TASK INSTRUCTIONS:
Extract word for word the lines of the listing from its start to the line holding "import plotly.graph_objects as go", both ends kept; pictures are not part of the copy.
● ● ●
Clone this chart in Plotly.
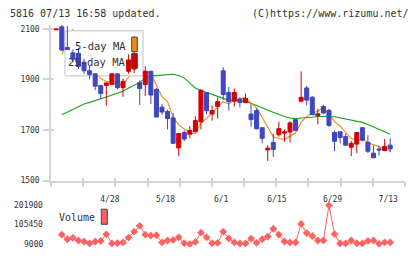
import numpy as np
import plotly.graph_objects as go

# ---------------- data ----------------
dates = ["4/14", "4/15", "4/16", "4/17", "4/20", "4/21", "4/22", "4/23", "4/24", "4/27",
         "4/28", "4/30", "5/1", "5/7", "5/8", "5/11", "5/12", "5/13", "5/14", "5/15",
         "5/18", "5/19", "5/20", "5/21", "5/22", "5/25", "5/26", "5/27", "5/28", "5/29",
         "6/1", "6/2", "6/3", "6/4", "6/5", "6/8", "6/9", "6/10", "6/11", "6/12",
         "6/15", "6/16", "6/17", "6/18", "6/19", "6/22", "6/23", "6/24", "6/25", "6/26",
         "6/29", "6/30", "7/1", "7/2", "7/3", "7/6", "7/7", "7/8", "7/9", "7/10", "7/13"]

opens = [2096, 2108, 2026, 2005, 2003, 1968, 1934, 1922, 1876, 1876, 1880,
         1922, 1867, 1932, 1941, 1887, 1880, 1932, 1860, 1790, 1773,
         1748, 1629, 1690, 1683, 1693, 1732, 1848, 1763, 1793, 1934,
         1848, 1814, 1822, 1808, 1763, 1777, 1709, 1621, 1651, 1681,
         1687, 1692, 1741, 1814, 1866, 1829, 1756, 1793, 1777, 1690,
         1693, 1674, 1632, 1644, 1709, 1651, 1608, 1625, 1619, 1640]
highs = [2099, 2115, 2111, 2018, 2024, 1982, 1954, 1924, 1877, 1887, 1923,
         1924, 1902, 1999, 2012, 1896, 1951, 1934, 1867, 1802, 1780,
         1767, 1686, 1698, 1715, 1754, 1861, 1848, 1797, 1828, 1948,
         1870, 1864, 1829, 1844, 1802, 1786, 1709, 1640, 1686, 1732,
         1702, 1735, 1743, 1931, 1874, 1835, 1784, 1799, 1784, 1698,
         1693, 1686, 1657, 1690, 1709, 1679, 1638, 1638, 1664, 1667]
lows = [2096, 2011, 2016, 1969, 1941, 1922, 1900, 1858, 1822, 1797, 1878,
        1861, 1831, 1922, 1925, 1799, 1835, 1803, 1751, 1760, 1702,
        1647, 1597, 1655, 1667, 1693, 1702, 1763, 1737, 1745, 1818,
        1776, 1793, 1789, 1806, 1713, 1702, 1647, 1577, 1593, 1673,
        1654, 1651, 1698, 1809, 1797, 1760, 1722, 1763, 1712, 1616,
        1647, 1638, 1596, 1609, 1655, 1609, 1590, 1599, 1616, 1612]
closes = [2099, 2016, 2018, 1980, 1951, 1934, 1919, 1873, 1844, 1886, 1922,
          1867, 1892, 1977, 2002, 1864, 1932, 1838, 1751, 1771, 1745,
          1647, 1686, 1664, 1698, 1737, 1857, 1776, 1777, 1812, 1840,
          1812, 1848, 1809, 1825, 1741, 1705, 1667, 1628, 1623, 1705,
          1693, 1728, 1698, 1829, 1818, 1760, 1764, 1767, 1718, 1655,
          1670, 1640, 1647, 1690, 1660, 1616, 1590, 1621, 1635, 1625]

# values from 4/15 onward
volume = [56100, 33300, 39600, 27000, 22100, 12400, 22100, 25000, 57600, 12400,
          13900, 17300, 41600, 70700, 99900, 56100, 51300, 53700, 17300, 27000,
          29900, 43000, 13900, 9200, 20200, 65900, 43000, 13900, 15600, 70700,
          36700, 17300, 12400, 12400, 36700, 15600, 33300, 46400, 85300, 56100,
          22100, 17300, 17300, 109600, 64000, 49300, 27000, 27000, 201900, 59000,
          12400, 12400, 27000, 13900, 12400, 25000, 27000, 10500, 17300, 17300]
ma5 = [1999, 2050, 2098, 2013, 1980, 1960, 1931, 1904, 1891, 1889,
       1878, 1882, 1909, 1932, 1920, 1933, 1923, 1877, 1831, 1812,
       1750, 1720, 1703, 1688, 1686, 1728, 1746, 1769, 1792, 1812,
       1803, 1818, 1824, 1827, 1807, 1786, 1749, 1713, 1673, 1666,
       1663, 1675, 1689, 1731, 1753, 1767, 1774, 1788, 1765, 1733,
       1715, 1690, 1666, 1660, 1661, 1651, 1641, 1635, 1624, 1617]
ma25 = [1760, 1771, 1782, 1795, 1803, 1809, 1815, 1822, 1830, 1838,
        1845, 1853, 1866, 1877, 1888, 1905, 1915, 1915, 1916, 1919,
        1920, 1915, 1905, 1885, 1866, 1856, 1848, 1840, 1831, 1825,
        1819, 1817, 1816, 1813, 1806, 1798, 1788, 1778, 1769, 1760,
        1753, 1747, 1745, 1747, 1748, 1750, 1753, 1754, 1754, 1752,
        1748, 1742, 1740, 1736, 1730, 1722, 1713, 1703, 1694, 1683]

label_dates = ["4/28", "5/18", "6/1", "6/15", "6/29", "7/13"]
price_ticks = [1500, 1700, 1900, 2100]
vol_ticks = [9000, 105450, 201900]

# ---------------- geometry / style ----------------
W, H = 420, 259
ML, MR, MT, MB = 51, 15, 25, 4
PW, PH = W - ML - MR, H - MT - MB
FONT = "DejaVu Sans Mono"
TXT = "#333333"
AXC = "#d4d4d4"
RED = "#d40000"
BLUE = "#3f47bf"
ORANGE = "#f08a10"
GREEN = "#17a317"
VOLC = "#ff6262"


def px_x(px):
    return (px - ML) / PW


def px_y(py):
    return (H - MB - py) / PH


pos = list(range(-1, len(dates) - 1))
vol_pos = pos[1:]
x_range = [-1.94, 61.66]
y_range = [1500, 2115]
v_range = [-5577, 222800]
price_dom = [px_y(184), px_y(25)]
vol_dom = [px_y(252), px_y(205)]
marks = list(np.linspace(x_range[0], x_range[1], 12))
label_pos = [p for p, d in zip(pos, dates) if d in label_dates]


def idx_at(px):
    return x_range[0] + (px - ML) / PW * (x_range[1] - x_range[0])


def price_at(py):
    return y_range[0] + (184 - py) / (184 - 25) * (y_range[1] - y_range[0])


fig = go.Figure()
fig.add_trace(go.Scatter(x=vol_pos, y=ma25, mode="lines", line=dict(color=GREEN, width=1.1),
                         xaxis="x", yaxis="y", hoverinfo="skip"))
fig.add_trace(go.Scatter(x=vol_pos, y=ma5, mode="lines", line=dict(color=ORANGE, width=1.1),
                         xaxis="x", yaxis="y", hoverinfo="skip"))
# legend box (covers the MA lines, sits below the candles)
bx0, bx1, by0, by1 = idx_at(65), idx_at(143), price_at(77), price_at(31)
fig.add_trace(go.Scatter(x=[bx0, bx1, bx1, bx0, bx0], y=[by0, by0, by1, by1, by0],
                         mode="lines", fill="toself", fillcolor="white",
                         line=dict(color="#d6d6d6", width=1.5), xaxis="x", yaxis="y",
                         hoverinfo="skip"))
fig.add_trace(go.Candlestick(x=pos, open=opens, high=highs, low=lows, close=closes,
                             xaxis="x3", yaxis="y3", whiskerwidth=0,
                             increasing=dict(line=dict(color=RED, width=1), fillcolor=RED),
                             decreasing=dict(line=dict(color=BLUE, width=1), fillcolor=BLUE)))
fig.add_trace(go.Scatter(x=vol_pos, y=volume, mode="lines+markers",
                         line=dict(color=VOLC, width=1),
                         marker=dict(symbol="diamond", size=6, color=VOLC),
                         xaxis="x2", yaxis="y2"))

tickfont = dict(family=FONT, size=8, color=TXT)
fig.update_layout(
    width=W, height=H, margin=dict(l=ML, r=MR, t=MT, b=MB),
    paper_bgcolor="white", plot_bgcolor="white", showlegend=False,
    boxgap=0.1, boxgroupgap=0.2,
    xaxis=dict(domain=[0, 1], anchor="y", range=x_range, showline=True, linecolor=AXC,
               linewidth=1.5, showgrid=False, zeroline=False,
               tickmode="array", tickvals=label_pos, ticktext=label_dates, ticks="",
               tickfont=tickfont, ticklabelstandoff=10, ticklabelshift=-2,
               minor=dict(tickmode="array", tickvals=marks, ticks="outside", ticklen=5,
                          tickcolor=AXC, tickwidth=1.5, showgrid=False)),
    yaxis=dict(domain=price_dom, anchor="x", range=y_range, showline=True, linecolor=AXC,
               linewidth=1.5, showgrid=False, zeroline=False, tickmode="array",
               tickvals=price_ticks, ticks="outside", ticklen=6, tickcolor=AXC, tickwidth=1.5,
               tickfont=tickfont, ticklabelstandoff=2),
    xaxis3=dict(overlaying="x", anchor="y3", range=x_range, showline=False, showgrid=False,
                zeroline=False, tickmode="array", tickvals=marks, ticks="inside", ticklen=3,
                tickcolor=AXC, tickwidth=1.5, showticklabels=False,
                rangeslider=dict(visible=False), side="bottom"),
    yaxis3=dict(overlaying="y", anchor="x3", range=y_range, showline=False, showgrid=False,
                zeroline=False, tickmode="array", tickvals=price_ticks, ticks="inside",
                ticklen=3, tickcolor=AXC, tickwidth=1.5, showticklabels=False, side="left"),
    xaxis2=dict(domain=[0, 1], anchor="y2", range=x_range, visible=False),
    yaxis2=dict(domain=vol_dom, anchor="x2", range=v_range, visible=False),
)

ann = [
    dict(text="5816 07/13 16:58 updated.", x=px_x(8), y=px_y(13.5), xanchor="left",
         font=dict(family=FONT, size=10, color=TXT)),
    dict(text="(C)https://www.rizumu.net/", x=px_x(411), y=px_y(13.5), xanchor="right",
         font=dict(family=FONT, size=10, color=TXT)),
    dict(text="5-day MA", x=px_x(128), y=px_y(46), xanchor="right",
         font=dict(family=FONT, size=10.5, color=TXT)),
    dict(text="25-day MA", x=px_x(128), y=px_y(63), xanchor="right",
         font=dict(family=FONT, size=10.5, color=TXT)),
    dict(text="Volume", x=px_x(57), y=px_y(222), xanchor="left",
         font=dict(family=FONT, size=10, color=TXT)),
]
for a in ann:
    a.update(xref="paper", yref="paper", yanchor="middle", showarrow=False)
for v in vol_ticks:
    ann.append(dict(text=str(v), x=px_x(44.5), xref="paper", y=v, yref="y2",
                    xanchor="right", yanchor="middle", showarrow=False,
                    font=dict(family=FONT, size=8, color=TXT)))
fig.update_layout(annotations=ann)

shapes = [
    dict(x0=px_x(131.7), x1=px_x(137.3), y0=px_y(52.3), y1=px_y(37.3), fillcolor=ORANGE),
    dict(x0=px_x(131.7), x1=px_x(137.3), y0=px_y(69.3), y1=px_y(54.3), fillcolor=RED),
    dict(x0=px_x(101.3), x1=px_x(107.3), y0=px_y(228.7), y1=px_y(213.3), fillcolor=VOLC),
]
for s in shapes:
    s.update(type="rect", xref="paper", yref="paper", layer="above",
             line=dict(color="#444444", width=1))
fig.update_layout(shapes=shapes)

fig.write_html("out.html")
● ● ●
THE SOLUTION:
Clone this chart in Plotly.
import numpy as np
import plotly.graph_objects as go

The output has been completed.